Mas esta vida que nos foi imposta, é dolorosa demais. É saber que somos tantos a querer trocar de lugar contigo e como a areia que nos cai por entre os dedos das mãos, não conseguimos agarrar a hipótese de voltar atrás. Porque essa hipótese nunca existiu. E, acredita, lembro-me de tudo ao nível do detalhe. 
Não nasci dotada com o dom da fé, não te consigo conceber noutro local a não ser junto aos teus pais e de todos nós, mas imagino-te como um dente-de-leão num dia de vento, voaste rumo ao infinito e ficámos todos nós polvilhados com tanto de ti, que as nossas memórias permitem-nos sorrir de cada vez que nos lembramos de ti, sem nunca te esquecer. E é deixar-te ir, sem deixar de te ter. É saber que um dia possivelmente terás irmãos e primos e mesmo sem te conhecerem, saber-te-ão de cor. Nós trataremos de tudo. Verão nas fotografias como eras feliz, como nos fizeste feliz e como o mundo mudou, sem nada ter mudado. E um dia o verão voltará quente como sempre foi, a saudade não irá doer tanto e tu serás sempre um sorriso feliz no meu rosto. Mas para já não quero estar feliz, preciso de fazer o meu luto, amparando os teus pais, os teus tios, os teus avós. 
Um dia irás aparecer nos meus sonhos, vamos dançar, correr, subir escadas, rampas e vais-me cansar, como sempre fizeste e vamos dançar sempre a nossa música, mesmo que ela toque e eu esteja acordada, obrigar-me-ei a dançá-la mesmo de mãos vazias e sem ti à minha frente. Vamos incompletos, desfeitos, mas vamos em frente. Levo-te comigo a todo o lado, levo-te nos meus sonhos, nas minhas conquistas, na minha escrita, nas minhas corridas, em tudo. 
No meu casamento serás como prometido o meu menino das alianças, em vez de caminhares à minha frente, irás sorridente como sempre, junto às minhas flores, preparadas pela tua madrinha. Serás o meu perfume e de braço dado ao meu pai iremos entrar num capítulo diferente, em que o cartão de cidadão dirá casada com quem mais me faz lembrar de ti, o teu tio André. 
O que mais mudou com a tua ausência? Sinto mais a força do amor, a alegria e a tristeza das músicas, o peso da saudade, a atroz velocidade do tempo, a efemeridade da vida, a certeza de que família é única coisa que importa e o que não interessa é fácil, manda-se para o caralho. É simples.
Na impossibilidade de trocar, repito, cuidarei do que ficou para trás, que somos todos nós. Eu guardo-te em mim, guardamos-te em nós. 

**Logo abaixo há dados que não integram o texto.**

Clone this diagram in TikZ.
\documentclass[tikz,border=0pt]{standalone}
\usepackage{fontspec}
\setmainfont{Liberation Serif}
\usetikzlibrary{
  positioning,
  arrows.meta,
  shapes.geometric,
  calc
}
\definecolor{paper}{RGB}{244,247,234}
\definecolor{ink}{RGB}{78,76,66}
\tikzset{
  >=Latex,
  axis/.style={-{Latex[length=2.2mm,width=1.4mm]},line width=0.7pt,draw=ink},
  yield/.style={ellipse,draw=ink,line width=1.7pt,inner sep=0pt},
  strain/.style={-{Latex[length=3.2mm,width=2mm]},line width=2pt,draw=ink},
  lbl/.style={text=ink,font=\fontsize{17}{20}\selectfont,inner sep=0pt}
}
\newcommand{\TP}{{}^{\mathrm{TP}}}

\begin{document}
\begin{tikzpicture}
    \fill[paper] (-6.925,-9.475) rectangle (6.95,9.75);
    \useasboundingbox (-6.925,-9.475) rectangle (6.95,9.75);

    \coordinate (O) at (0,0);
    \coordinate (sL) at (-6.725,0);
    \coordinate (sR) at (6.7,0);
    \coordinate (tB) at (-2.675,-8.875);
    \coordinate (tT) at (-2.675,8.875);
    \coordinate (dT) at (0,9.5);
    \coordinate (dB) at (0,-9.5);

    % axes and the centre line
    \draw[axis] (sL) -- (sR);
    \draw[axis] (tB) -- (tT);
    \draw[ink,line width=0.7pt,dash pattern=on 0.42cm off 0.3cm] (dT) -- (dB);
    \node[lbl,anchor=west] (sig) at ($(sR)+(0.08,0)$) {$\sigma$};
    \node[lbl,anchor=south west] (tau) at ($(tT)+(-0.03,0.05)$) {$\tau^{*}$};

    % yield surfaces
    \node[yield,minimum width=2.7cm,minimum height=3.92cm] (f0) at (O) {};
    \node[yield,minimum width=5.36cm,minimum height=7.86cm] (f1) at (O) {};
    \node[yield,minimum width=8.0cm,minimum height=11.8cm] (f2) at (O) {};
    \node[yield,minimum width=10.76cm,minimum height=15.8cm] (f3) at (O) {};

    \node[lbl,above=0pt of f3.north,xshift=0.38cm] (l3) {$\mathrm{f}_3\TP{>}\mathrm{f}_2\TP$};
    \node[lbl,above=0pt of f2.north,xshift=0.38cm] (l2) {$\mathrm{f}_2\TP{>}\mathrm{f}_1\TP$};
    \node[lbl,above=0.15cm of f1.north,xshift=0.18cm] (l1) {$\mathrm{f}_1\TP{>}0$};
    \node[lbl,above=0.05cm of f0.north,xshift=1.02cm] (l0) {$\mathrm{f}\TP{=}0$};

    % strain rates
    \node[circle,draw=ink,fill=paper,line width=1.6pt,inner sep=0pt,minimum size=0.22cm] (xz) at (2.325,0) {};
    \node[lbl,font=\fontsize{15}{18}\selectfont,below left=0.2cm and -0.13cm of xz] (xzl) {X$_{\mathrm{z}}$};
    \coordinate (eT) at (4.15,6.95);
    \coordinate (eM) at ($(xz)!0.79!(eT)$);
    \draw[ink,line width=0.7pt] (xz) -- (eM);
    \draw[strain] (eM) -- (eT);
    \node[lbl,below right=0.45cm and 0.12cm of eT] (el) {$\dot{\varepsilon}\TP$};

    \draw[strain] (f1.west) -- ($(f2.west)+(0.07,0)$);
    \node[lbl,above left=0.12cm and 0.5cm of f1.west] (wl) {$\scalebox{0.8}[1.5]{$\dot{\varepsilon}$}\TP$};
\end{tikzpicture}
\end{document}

O teu pai ontem escreveu isto: "Aqueles que passam por nós, deixam muito de si e levam quase tudo de nós", chorei quando li porque é verdade, eu sinto isto mas permitam-me acrescentar que deixam o melhor e é isso que deve permanecer. O teu melhor, o nosso melhor.
E nunca, nunca desistir, leve-nos a vida onde levar, porque afinal, tudo mudou, e neste novo guião da vida, ninguém sabe para onde ir. Posso ir na frente, rumo ao horizonte, lugar onde te vi pela última vez. 

Comentários

Uma maravilhosa homenagem ao Pedrinho. Também eu recordo muitos detalhes, muitos pormenores dos sorrisos rasgados que pareciam emergir de um mundo encantado.